どろろ

どろろ

2007年2月11日 TOHOシネマズ市川コルトンプラザにて

(2007年:日本:138分:監督 塩田明彦)

 私が子供の頃、好きだったのは何と言っても手塚治虫のアニメや漫画でした。

絵がかわいく綺麗(『リボンの騎士』や『ワンダー3』など)で、上品さがあったのが好きでした。

しかし、その後、10代になって『火の鳥』や『どろろ』といった漫画に出会い、『アドルフに告ぐ』なども読むと手塚治虫の世界の広さに驚くのでした。しかし、やはり手塚治虫はどんな悲劇でも、SFでも、歴史ものでも、上品さがあります。

そして同時に惹かれていたのは、白土三平の迫力のリアリズム『カムイ伝』や『サスケ』といった漫画でした。

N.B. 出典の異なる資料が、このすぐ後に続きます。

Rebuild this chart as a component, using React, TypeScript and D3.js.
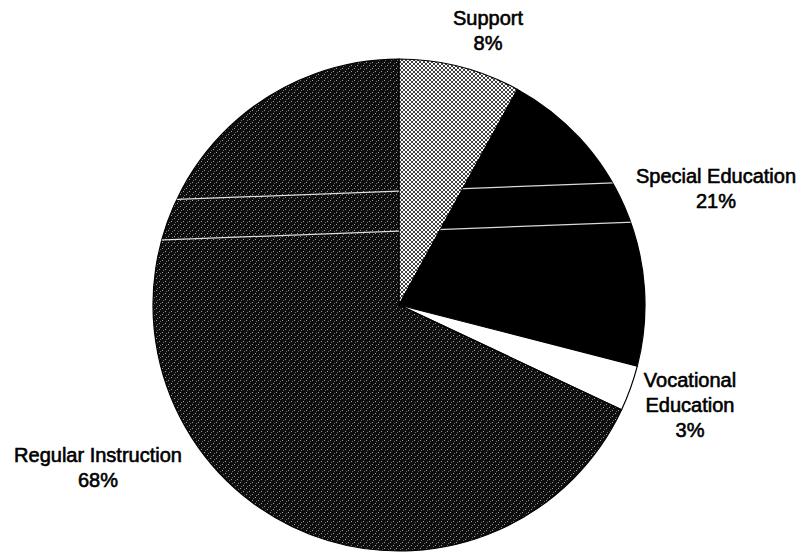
import React from "react";
import * as d3 from "d3";

// Budget shares by program, clockwise from 12 o'clock
const categories = ["Support", "Special Education", "Vocational Education", "Regular Instruction"];
const shares = [8, 21, 3, 68];
// Label lines for each slice (the last line is the percentage)
const labelLines = [
  ["Support", "8%"],
  ["Special Education", "21%"],
  ["Vocational", "Education", "3%"],
  ["Regular Instruction", "68%"],
];

const W = 808;
const H = 553;
const cx = 399;
const cy = 305;
const R = 246;

// Fill for each slice
const fills = ["url(#dots)", "#000", "#fff", "url(#grain)"];
// First-baseline anchor of each label block
const labelAnchors = [
  { x: 488, y: 25 },
  { x: 716, y: 183 },
  { x: 690, y: 387 },
  { x: 98, y: 462 },
];
const lineGap = 25;

// Two faint light streaks running across the dark slices
const streaks = [
  { x1: 150, y1: 200.5, x2: 650, y2: 181.5 },
  { x1: 150, y1: 240.5, x2: 650, y2: 221.5 },
];
// Slices the streaks show on
const streakSlices = [1, 3];

type Datum = { name: string; value: number; i: number };

export default function App() {
  const data: Datum[] = categories.map((c, i) => ({ name: c, value: shares[i], i }));
  const pie = d3
    .pie<Datum>()
    .sort(null)
    .value((d) => d.value)
    .startAngle(0)
    .endAngle(2 * Math.PI);
  const arcs = pie(data);
  const arc = d3.arc<d3.PieArcDatum<Datum>>().innerRadius(0).outerRadius(R);

  return (
    <div style={{ position: "fixed", left: 0, top: 0, width: W, height: H, background: "#fff" }}>
      <svg width={W} height={H} viewBox={`0 0 ${W} ${H}`} style={{ display: "block" }}>
        <defs>
          <pattern id="dots" width={4} height={4} patternUnits="userSpaceOnUse">
            <rect width={4} height={4} fill="#fff" />
            <circle cx={1} cy={1} r={1.0} fill="#000" />
            <circle cx={3} cy={3} r={1.0} fill="#000" />
          </pattern>
          <pattern id="grain" width={6} height={6} patternUnits="userSpaceOnUse">
            <rect width={6} height={6} fill="#0e0e0e" />
            <rect x={0} y={0} width={1} height={1} fill="#a0a0a0" />
            <rect x={3} y={3} width={1} height={1} fill="#a0a0a0" />
            <rect x={1} y={4} width={1} height={1} fill="#6a6a6a" />
            <rect x={4} y={1} width={1} height={1} fill="#6a6a6a" />
          </pattern>
          <clipPath id="streakClip">
            {arcs
              .filter((a) => streakSlices.includes(a.data.i))
              .map((a) => (
                <path key={a.data.name} d={arc(a) || ""} transform={`translate(${cx},${cy})`} />
              ))}
          </clipPath>
        </defs>

        <g transform={`translate(${cx},${cy})`}>
          {arcs.map((a) => (
            <path
              key={a.data.name}
              d={arc(a) || ""}
              fill={fills[a.data.i]}
              stroke="#000"
              strokeWidth={1.2}
            />
          ))}
        </g>

        <g clipPath="url(#streakClip)">
          {streaks.map((s, i) => (
            <line
              key={i}
              x1={s.x1}
              y1={s.y1}
              x2={s.x2}
              y2={s.y2}
              stroke="#fff"
              strokeWidth={1.3}
              opacity={0.85}
            />
          ))}
        </g>

        <g
          fontFamily="'Liberation Sans', Arial, Helvetica, sans-serif"
          fontSize={20}
          fill="#000"
          stroke="#000"
          strokeWidth={0.6}
          textAnchor="middle"
        >
          {labelLines.map((lines, i) => (
            <text key={categories[i]}>
              {lines.map((t, j) => (
                <tspan key={j} x={labelAnchors[i].x} y={labelAnchors[i].y + j * lineGap}>
                  {t}
                </tspan>
              ))}
            </text>
          ))}
        </g>
      </svg>
    </div>
  );
}
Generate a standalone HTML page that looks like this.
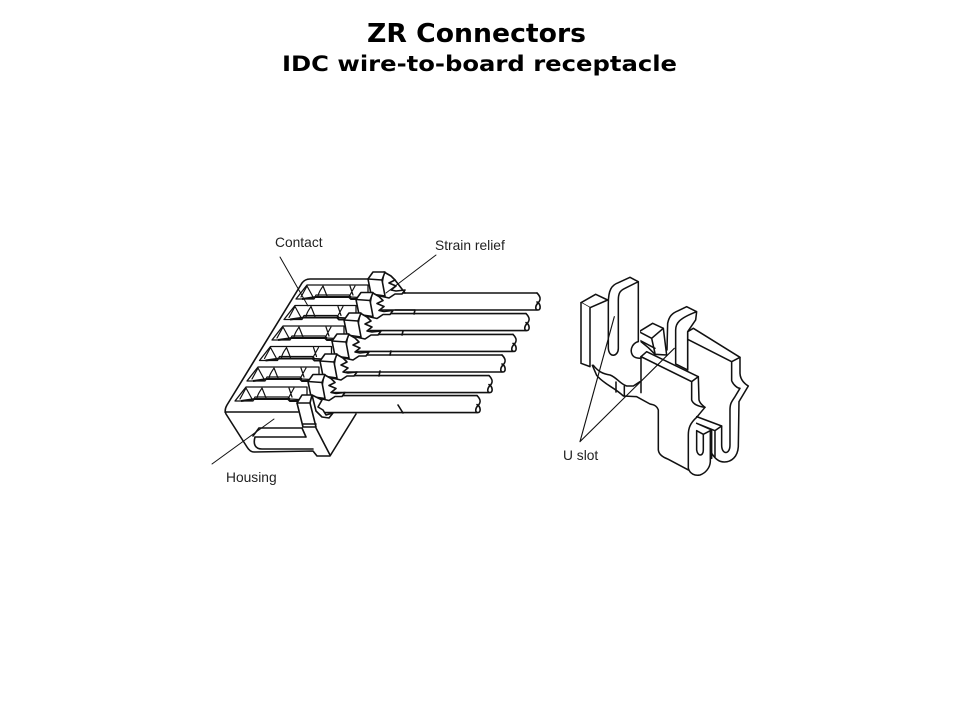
<!DOCTYPE html>
<html>
<head>
<meta charset="utf-8">
<style>
html,body{margin:0;padding:0;background:#fff;}
svg{display:block;}
.t{font-family:"DejaVu Sans","Liberation Sans",sans-serif;font-weight:bold;fill:#000;}
.l{font-family:"Liberation Sans",sans-serif;font-size:13.8px;fill:#222;}
.d{fill:none;stroke:#111;stroke-width:1.6;stroke-linejoin:round;stroke-linecap:round;}
.f{fill:#fff;stroke:#111;stroke-width:1.6;stroke-linejoin:round;stroke-linecap:round;}
.h{fill:none;stroke:#111;stroke-width:1;stroke-linecap:round;}
.r{stroke-width:4.6 !important;}
</style>
</head>
<body>
<svg width="960" height="720" viewBox="0 0 960 720" xmlns="http://www.w3.org/2000/svg">
<rect width="960" height="720" fill="#fff"/>
<text class="t" x="367" y="42" font-size="26" textLength="219" lengthAdjust="spacingAndGlyphs">ZR Connectors</text>
<text class="t" x="282" y="71" font-size="21" textLength="395" lengthAdjust="spacingAndGlyphs">IDC wire-to-board receptacle</text>

<defs>
<g id="recess">
  <path class="f" style="stroke-width:1.3" d="M296 299 L307 285 L368 285 L368 298 L351 297 L349 295 L316 295 L314 299 Z"/>
  <path d="M302 299 L316 297 L349 297 L351 299 L366 299" fill="none" stroke="#111" stroke-width="2"/>
  <path class="d" style="stroke-width:1.2" d="M301 297 L307 286 L313 297 M318 296 C319 291 322 288 323 286 L327 296 M350 286 L353 295 M355 286 L350 295"/>
</g>
<g id="wire">
  <path d="M378 293 L537 293 M381 310 L537 310" class="d"/>
  <path class="d" d="M537 293 C541 297 541 300 538 303 C535 306 535 310 538 310 C541 310 541 304 537 302"/>
</g>
<g id="block">
  <path class="f" d="M384 272 L391 276 L395 280 L389 283 L396 286 L391 290 L396 291 L405 290 L402 294 L395 294 L389 298 L380 296 Z"/>
  <path class="f" d="M368 279 L373 272 L385 272 L382 280 L385 296 L371 294 Z"/>
  <path class="d" d="M368 279 L382 280"/>
</g>
</defs>

<!-- housing -->
<path class="d" d="M372 279 L310 279 Q305 279 302 283 L227 405 Q224 410 226 414 L247 447 Q250 452 254 452 L313 451 L317 456 L330 456 L356 414"/>
<path class="d" d="M225 412 L298 412"/>
<path class="d" d="M383 273 L395 280 L405 293"/>

<!-- rows -->
<use href="#recess"/>
<use href="#recess" transform="translate(-12 20.5)"/>
<use href="#recess" transform="translate(-24 41)"/>
<use href="#recess" transform="translate(-36.5 61.5)"/>
<use href="#recess" transform="translate(-49 82)"/>
<use href="#recess" transform="translate(-61 102)"/>

<!-- wires -->
<use href="#wire"/>
<use href="#wire" transform="translate(-11 20.6)"/>
<use href="#wire" transform="translate(-24 41.4)"/>
<use href="#wire" transform="translate(-35 62)"/>
<use href="#wire" transform="translate(-48 82.6)"/>
<use href="#wire" transform="translate(-60 102.6)"/>
<path class="d" d="M395 310 L415 310 M415 310 L414 314 M403 331 L402 335 M391 351 L390 355 M380 371 L379 376 M398 405 L403 413"/>

<!-- blocks -->
<use href="#block"/>
<use href="#block" transform="translate(-12 20.5)"/>
<use href="#block" transform="translate(-24 41)"/>
<use href="#block" transform="translate(-36 62)"/>
<use href="#block" transform="translate(-48 82)"/>
<use href="#block" transform="translate(-60 102.5)"/>

<!-- end tab -->
<path class="f" d="M312 395 L318 398 L322 400 L318 407 L323 410 L326 415 L333 413 L329 418 L322 417 L316 411 Z"/>
<path class="f" d="M297 403 L302 395 L312 395 L310 403 L316 427 L303 427 Z"/>
<path class="d" d="M297 403 L310 403"/>
<path class="d" d="M303 424 L316 424"/>
<path class="d" d="M302 428 L259 428 M306 437 L255 437 M255 437 C253 444 255 449 262 449 L313 449 M259 428 L253 436 M306 437 L302 428 M316 428 L330 455"/>

<!-- right fork -->
<g transform="translate(555 260) scale(.3333)">
  <path class="f r" d="M78 128 L122 103 L158 120 L105 143 Z"/>
  <path class="f r" d="M78 128 L78 310 L105 320 L105 143"/>
  <path class="f r" d="M398 215 L415 205 L555 292 L530 305 L398 238 Z"/>
  <path class="d r" d="M398 220 L398 330 M530 305 L530 362 C535 375 548 385 555 385 L540 410 C530 425 525 430 525 450 L525 555 C525 585 500 585 500 555 L500 498"/>
  <path class="d r" d="M555 292 L555 340 C556 360 570 372 580 378 L552 425 L550 560 C548 590 530 606 508 606 C490 606 480 595 470 580"/>
  <path class="f r" d="M252 215 L293 190 L325 205 L335 285 L300 283 L280 263 L252 240 Z"/>
  <path class="d r" d="M252 215 L290 235 L325 205 M290 235 L300 280 M252 240 L300 265"/>
  <path class="f r" d="M250 65 L225 52 L190 68 C170 75 160 90 160 130 L160 265 C162 295 190 290 190 265 L190 120 C190 100 195 92 210 85 L250 65 L250 245 C235 248 225 265 230 280 C235 295 250 295 258 295"/>
  <path class="f r" d="M258 290 L275 275 L430 350 L410 365 Z"/>
  <path class="f r" d="M258 290 L410 365 L410 420 C415 435 435 440 450 442 L425 472 C405 490 400 505 400 525 L400 625 C405 642 420 648 435 645 C450 640 465 625 466 605 L466 515"/>
  <path class="d r" d="M430 350 L432 420 C435 432 445 438 450 442 M258 290 L258 398"/>
  <path class="d r" d="M112 316 L125 346 C150 375 175 380 205 408 L245 410 L285 432 C295 434 305 436 310 450 L310 570 C312 585 325 592 340 598 L400 630"/>
  <path class="d r" d="M115 316 C130 335 145 342 165 345 C185 352 195 372 215 378 L235 378 L255 365 M183 366 L183 396 M208 378 L208 408"/>
  <path class="f r" d="M336 270 L338 190 C342 170 350 160 370 152 L395 140 L425 155 L422 180 L398 215 L398 330 L362 312 L362 210 C362 190 372 175 425 155"/>
  <path class="d r" d="M425 470 L500 498 L480 512 L425 490 M425 490 L470 510 L445 523 L425 512 M425 512 L425 570 C428 590 445 590 445 570 L445 523 M470 510 L470 595 M480 512 L480 590"/>
  <path class="h" style="stroke-width:3.4" d="M75 545 L178 170 M75 545 L358 265"/>
</g>

<!-- leaders -->
<path class="h" d="M280 257 L308 306"/>
<path class="h" d="M436 255 L386 293"/>
<path class="h" d="M274 419 L212 464"/>

<text class="l" x="275" y="247">Contact</text>
<text class="l" x="435" y="250">Strain relief</text>
<text class="l" x="226" y="482">Housing</text>
<text class="l" x="563" y="460">U slot</text>
</svg>
</body>
</html>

ただ、白土三平と手塚治虫の世界は違うものだと思います。

 『どろろ』は全3巻のを高校生のとき読んだのですが、大変衝撃を受けました。

テレビアニメ版は年代的に見ていません。

そして今、二十一世紀になって・・・・この「体の48ヶ所が欠損しているのを妖怪を倒しながら、体を取り戻していく」という設定は映像化は無理な原作NO.1だろうなぁ、と思っていたのですが、堂々と映画になってしまって、びっくりです。

もちろん、手塚治虫ならではの医学的な真面目なアプローチなのですが、でもなぁ、やはり・・・・言葉が規制されてるのに、映像では・・・。

 原作と設定を多少変えても、基本の部分は変わっていないですね。

どろろが原作では子供を柴咲コウが演じていたり、日本の戦国時代を、日本のようなどこかの国、過去か未来かわからない時代と曖昧にした所、妻夫木聡の百鬼丸は、原作では14歳だけれども、19歳くらいの男の子で、ちょっと線が細め。

しかし、他の部分、妖怪を倒すたびに、体のどこかが復活する・・・その時、百鬼丸が苦しんで苦しんで、まるで自分を傷つけているように苦しみながら、体のひとつひとつを取り戻していく。

 そして感心したのは、百鬼丸というのは、最初は目が見えない、暗い雰囲気の青年なのですが、とても美しく撮っているということです。

あまり表情がないとはいえ、伏し目がちな所とか、目が見えないときのどこかを見ているような目、体の動き、衣装、アクション・・・とてもキレがあって、影があって美しいなあ、と思いました。

ここまで妻夫木聡を女優さんのように、女性的に綺麗に撮っていることにびっくりです。

柴咲コウの元気さも、ちょっとカラ元気のような所が、哀しくて、悔しいって顔が、男の子っぽい。

まさに原作の『どろろ』の、手塚治虫の上品さ、を出していると思うのです。

 また、中井貴一の父、醍醐景光が、自分の欲の為に、子供の体を妖怪たちに売り渡すのですが、後半は、多宝丸(瑛太)や母、原田美枝子など、家族の話になるというのも、現代的なものも持ち合わせています。

 美術や衣装が綺麗だなあ、と思ったのですが、コンセプトデザインは正子公也。衣装は黒沢和子。

ロケは、ニュージーランドでしているそうですが、荒涼とした国が、日本でもない不思議の国の様子を出していました。

ワイヤーアクション他、香港のチウ・シントンもアクション監督として参加。

綺麗な絵で、綺麗な見せるアクション・・・・こういう作り込まれた世界は、荒唐無稽かもしれないけれど、とても好きな世界です。